Strong programming skills are essential to meet the needs of a diverse population seeking fitness professionals. When designing a program, keeping in mind a few considerations, you can create workouts that are safe and effective, cut down the time it takes for future work, and grow the business.
Decide what the program needs to deliver
First, decide what needs to be delivered. This should align with company values and the services that are offered. Is there a single program design or does the format vary day-to-day? Try to keep it simple and pick a number of templates that makes sense for the business or demographic. Then, take the necessary time to develop a few examples that will be used as the framework for the training sessions and clearly label and organize the workouts in a way that makes sense to you and your team.
Organize and track
You do not know what is not tracked, so be sure to document a slam-dunk program that works and is well-received by the audience. If the programming changes throughout the week, organize and implement a way to track which template is instructed each day. This will help keep the workouts fresh and avoid delivering the same routine to client who come on the same days each week.

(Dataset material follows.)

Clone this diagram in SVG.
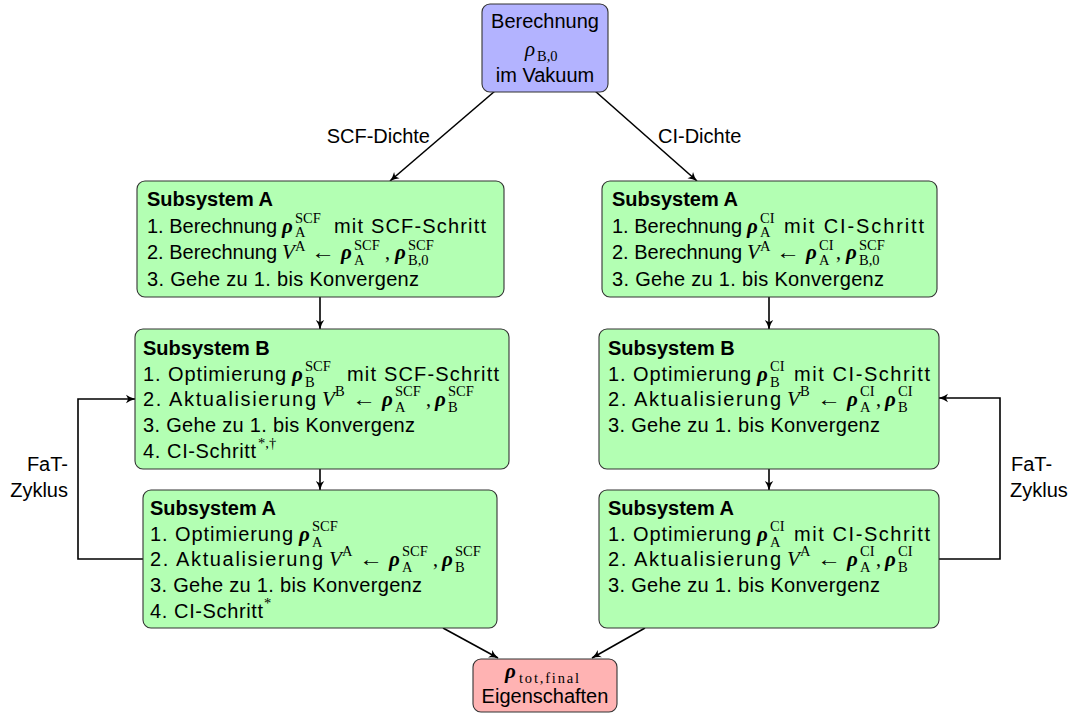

Documenting systems and then repeating the processes that work can allow for more available time to develop other areas of business or life. There are amazing resources available for free online. Use preexisting services that offer a way to collaborate remotely on documents with teammates. Spreadsheets are a great tool to log and track workouts; slideshows work well for presenting to a large audience via screen or monitor; and online platforms allow users to create private and public group forums for dialogue to share content. Once the solid, well-received programs are digitized, it is easy to copy and send them along to clients while they are traveling or on vacation. This is a great way to add value to your clients.

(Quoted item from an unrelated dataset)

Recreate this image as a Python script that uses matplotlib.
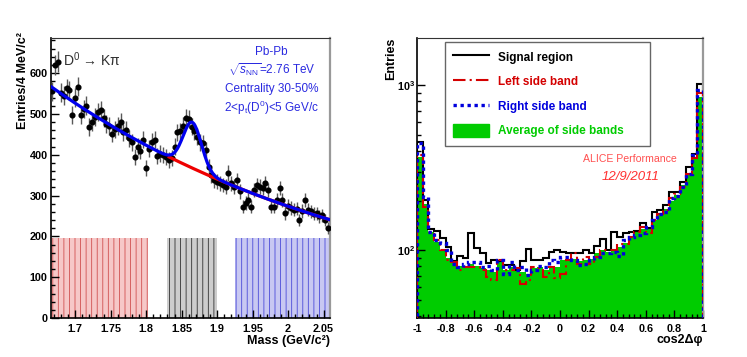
import numpy as np
import matplotlib as mpl
import matplotlib.pyplot as plt
from matplotlib.lines import Line2D
from matplotlib.patches import Patch
from matplotlib.ticker import MultipleLocator, LogLocator, NullFormatter, FixedLocator

plt.rcParams['font.family'] = ['Liberation Sans', 'DejaVu Sans']
plt.rcParams['mathtext.fontset'] = 'custom'
plt.rcParams['mathtext.rm'] = 'Liberation Sans'
plt.rcParams['mathtext.it'] = 'Liberation Sans:italic'
plt.rcParams['mathtext.bf'] = 'Liberation Sans:bold'
plt.rcParams['hatch.linewidth'] = 0.6


##
## Left panel: D0 -> K pi invariant mass
##
mass_lo, mass_bin = 1.666, 0.004
counts = [
    555, 620, 628, 552, 545, 563, 558, 497, 540, 567,
    497, 512, 520, 468, 481, 493, 505, 510, 490, 475,
    470, 452, 462, 470, 481, 455, 460, 440, 430, 395,
    420, 410, 437, 367, 415, 432, 437, 396, 403, 400,
    395, 388, 391, 420, 455, 457, 470, 490, 488, 469,
    457, 444, 430, 428, 412, 370, 350, 338, 334, 330,
    326, 322, 355, 330, 322, 338, 310, 273, 281, 289,
    273, 314, 326, 322, 318, 330, 314, 273, 273, 290,
    318, 289, 257, 275, 270, 265, 268, 240, 262, 289,
    265, 261, 255, 257, 249, 252, 240, 220,
]
# fit: exponential background + gaussian
bkg_norm, bkg_slope, bkg_ref = 562., 2.18, 1.67
sig_amp, sig_mean, sig_sigma = 112., 1.865, 0.013
# side band / signal regions (GeV/c2)
left_band = (1.666, 1.802)
signal_band = (1.829, 1.900)
right_band = (1.925, 2.060)
band_height = 195

xticks_mass = [1.7, 1.75, 1.8, 1.85, 1.9, 1.95, 2.0, 2.05]
xlabels_mass = ['1.7', '1.75', '1.8', '1.85', '1.9', '1.95', '2', '2.05']


##
## Right panel: cos(2 dphi) distributions, 50 bins in [-1, 1]
##
cos_edges = np.linspace(-1, 1, 51)
signal_region = [
    450, 201, 135, 131, 119, 105, 86, 92, 90, 127,
    104, 96, 84, 88, 86, 82, 82, 76, 86, 102,
    88, 88, 90, 98, 100, 98, 96, 96, 96, 101,
    96, 107, 118, 100, 129, 120, 127, 129, 132, 146,
    136, 171, 175, 188, 225, 225, 259, 320, 385, 1010,
]
left_side = [
    377, 182, 129, 115, 100, 88, 85, 76, 79, 79,
    79, 76, 69, 66, 87, 76, 76, 78, 63, 66,
    79, 78, 69, 79, 68, 72, 87, 96, 83, 91,
    83, 91, 100, 100, 100, 110, 110, 120, 129, 138,
    127, 152, 167, 175, 207, 221, 242, 292, 361, 900,
]
right_side = [
    445, 210, 130, 115, 111, 100, 83, 79, 83, 85,
    85, 79, 81, 76, 87, 72, 85, 76, 79, 71,
    76, 81, 79, 87, 85, 91, 91, 87, 82, 83,
    87, 91, 96, 96, 98, 93, 115, 120, 124, 127,
    138, 152, 167, 171, 207, 214, 242, 292, 377, 940,
]
avg_side = [
    370, 190, 129, 112, 100, 90, 84, 81, 81, 83,
    81, 78, 76, 74, 85, 76, 79, 78, 74, 72,
    78, 79, 76, 81, 79, 87, 87, 89, 86, 87,
    89, 96, 100, 98, 102, 105, 111, 120, 129, 134,
    138, 152, 167, 178, 200, 217, 250, 292, 361, 850,
]
xticks_cos = [-1, -0.8, -0.6, -0.4, -0.2, 0, 0.2, 0.4, 0.6, 0.8, 1]
xlabels_cos = ['-1', '-0.8', '-0.6', '-0.4', '-0.2', '0', '0.2', '0.4', '0.6', '0.8', '1']


c_red = '#d40000'
c_blue = '#0000dd'
c_green = '#00cc00'
c_txtblue = '#2a2ae0'

fig = plt.figure(figsize=(7.47, 3.57), dpi=100)
ax1 = fig.add_axes([51/747, 39/357, 279/747, 280/357])
ax2 = fig.add_axes([417/747, 39/357, 286/747, 280/357])


def root_frame(ax):
    for side in ('left', 'bottom'):
        ax.spines[side].set_linewidth(1.2)
        ax.spines[side].set_color('k')
    ax.spines['top'].set_linewidth(0.8)
    ax.spines['top'].set_color('0.2')
    ax.spines['right'].set_linewidth(1.6)
    ax.spines['right'].set_color('0.6')
    ax.tick_params(which='both', direction='in', top=False, right=False, width=1.0)
    ax.tick_params(which='major', length=6)
    ax.tick_params(which='minor', length=3)
    ax.tick_params(axis='both', labelsize=7.8)
    for lab in ax.get_xticklabels() + ax.get_yticklabels():
        lab.set_fontweight('bold')


##
## left panel
##
counts = np.asarray(counts, dtype=float)
centres = mass_lo + mass_bin * (np.arange(counts.size) + 0.5)

for (lo, hi), fc, hc in [(left_band, '#f6c8c8', '#d05050'),
                         (signal_band, '#cdcdcd', '#303030'),
                         (right_band, '#c8c8f2', '#4a4ad8')]:
    ax1.bar((lo + hi) / 2, band_height, width=hi - lo, color=fc, hatch='|||',
            edgecolor=hc, linewidth=0, zorder=1)

ax1.errorbar(centres, counts, yerr=np.sqrt(counts), fmt='o', color='k', ms=3.4,
             ecolor='0.35', elinewidth=1.0, capsize=0, zorder=3)

xf = np.linspace(1.667, 2.06, 400)
bkg = bkg_norm * np.exp(-bkg_slope * (xf - bkg_ref))
tot = bkg + sig_amp * np.exp(-0.5 * ((xf - sig_mean) / sig_sigma) ** 2)
sel = xf > 1.83
ax1.plot(xf[sel], bkg[sel], color='#ee0000', lw=2.3, zorder=4, solid_capstyle='butt')
ax1.plot(xf, tot, color='#0000ee', lw=2.3, zorder=5)

ax1.set_xlim(1.666, 2.059)
ax1.set_ylim(0, 686)
ax1.set_xticks(xticks_mass, xlabels_mass)
ax1.xaxis.set_minor_locator(MultipleLocator(0.01))
ax1.yaxis.set_major_locator(MultipleLocator(100))
ax1.yaxis.set_minor_locator(MultipleLocator(20))
root_frame(ax1)
ax1.tick_params(axis='y', pad=2.5)
ax1.tick_params(axis='x', pad=4)

ax1.set_ylabel('Entries/4 MeV/c²', fontsize=9, fontweight='bold', loc='top')
ax1.yaxis.set_label_coords(-0.078, 1.02)
ax1.set_xlabel('Mass (GeV/c²)', fontsize=9, fontweight='bold', loc='right')
ax1.xaxis.set_label_coords(1.0, -0.062)

ax1.text(0.043, 0.921, 'D$^{0}$ → Kπ', transform=ax1.transAxes, fontsize=10,
         color='#303030', ha='left', va='center')
for yy, txt in [(0.951, 'Pb-Pb'),
                (0.886, r'$\sqrt{s_{\rm NN}}$=2.76 TeV'),
                (0.817, 'Centrality 30-50%'),
                (0.749, r'2<p$_{\rm t}$(D$^{0}$)<5 GeV/c')]:
    ax1.text(0.791, yy, txt, transform=ax1.transAxes, fontsize=8.5, color=c_txtblue,
             ha='center', va='center')


##
## right panel
##
ax2.stairs(avg_side, cos_edges, baseline=10, fill=True, color=c_green, lw=0, zorder=1)
ax2.stairs(signal_region, cos_edges, baseline=10, color='k', lw=1.5, zorder=2)
ax2.stairs(left_side, cos_edges, baseline=10, color=c_red, lw=1.5, ls=(0, (6, 2, 1, 2)), zorder=3)
ax2.stairs(right_side, cos_edges, baseline=10, color=c_blue, lw=2.4, ls=(0, (1, 1.1)), zorder=4)

ax2.set_yscale('log')
ax2.set_xlim(-1, 1)
ax2.set_ylim(39, 1930)
ax2.set_xticks(xticks_cos, xlabels_cos)
ax2.xaxis.set_minor_locator(MultipleLocator(0.04))
ax2.yaxis.set_major_locator(FixedLocator([100, 1000]))
ax2.set_yticklabels([r'$\mathbf{10^{2}}$', r'$\mathbf{10^{3}}$'])
ax2.yaxis.set_minor_locator(LogLocator(base=10, subs=np.arange(2, 10)))
ax2.yaxis.set_minor_formatter(NullFormatter())
root_frame(ax2)
ax2.tick_params(axis='y', pad=1.5)
ax2.tick_params(axis='x', pad=4)

ax2.set_ylabel('Entries', fontsize=9, fontweight='bold', loc='top')
ax2.yaxis.set_label_coords(-0.07, 1.0)
ax2.set_xlabel('cos2Δφ', fontsize=9, fontweight='bold', loc='right')
ax2.xaxis.set_label_coords(1.0, -0.058)

handles = [
    Line2D([], [], color='k', lw=1.5),
    Line2D([], [], color=c_red, lw=1.5, ls=(0, (6, 2, 1, 2))),
    Line2D([], [], color=c_blue, lw=2.4, ls=(0, (1, 1.1))),
    Patch(facecolor=c_green, edgecolor=c_green),
]
labels = ['Signal region', 'Left side band', 'Right side band', 'Average of side bands']
leg = ax2.legend(handles, labels, loc='upper left', bbox_to_anchor=(0.098, 0.6, 0.717, 0.386),
                 mode='expand', frameon=True, fancybox=False, edgecolor='0.25',
                 prop=dict(weight='bold', size=8.5), handlelength=3.0, handleheight=1.3,
                 labelspacing=0.95, borderpad=0.7, handletextpad=0.8, borderaxespad=0)
leg.get_frame().set_linewidth(1.0)
for t, c in zip(leg.get_texts(), ['k', c_red, c_blue, c_green]):
    t.set_color(c)

ax2.text(0.745, 0.568, 'ALICE Performance', transform=ax2.transAxes, fontsize=7.6,
         color='#ff5050', ha='center', va='center')
ax2.text(0.748, 0.504, '12/9/2011', transform=ax2.transAxes, fontsize=9.5,
         color='#ff3030', style='italic', ha='center', va='center')

fig.savefig('out.png', dpi=100)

Maximize your equipment and space
As your client base grows, there may be limitations due to the facility or equipment on-hand. Programming with all aspects of a session in mind, creative thinking will help produce a workout that is time efficient, engaging, and that can dramatically expand the number of people that can be served during one session. How is every minute of the session that time being spent? How many minutes are in each session and what is the interval being used for that workout? Be sure to program accordingly and allot adequate time for each cycle or round in the circuit. This includes estimating the time it takes to demonstrate and explain; the time that participants will be working at each station; transition time from station to station; and any breaks between rounds. All of these pieces make-up the whole session and should be accounted for to deliver a strong final product.
If equipment is lacking, one clever workaround is to share gear and expand your template repertoire. Try an “I go, you go” format where two participants work together and share one piece of equipment. Partner A might bike hard for a predetermined metric such as calories burned while Partner B rests. When Partner A has finished the work, they will rest while the other partner completes the task. Partners will continue back and forth for as many rounds as dictated. When applicable for a larger group, a “Pacer & Movers” format is a great way to multiply capacity. In teams, participants will dictate when they transition between moves with the others in their group by having the “Pacer” perform a specific number of repetitions (eg. 20 ball slams), while their teammates perform different exercises. Choosing bodyweight or cardio moves are a great way to keep the others active for as long as it takes the 20 slams to be completed. Upon completion, participants will go to the next move in their circuit. A new person will be responsible for counting to 20 slams and setting the pace of their team. Remember that programming both simple-to-execute and scalable moves will allow many people to feel successful even across a diverse group.
Periodic review of the programs is essential to determine if certain templates flow or connect better with your clients. Ask for honest feedback from teammates who are “in the trenches” and ask clientele about what is enjoyable, what they want to see more of, as well as what they might dislike or find challenging. Be mindful of how physical, mental, social, and other stressors can impact a client’s experience and learn tools to navigate these speedbumps when they occur. With insight, understanding, and prior planning, clients will experience the “sushi roll effect,” receiving what they want, wrapped in what they need, and hopefully coming back for more.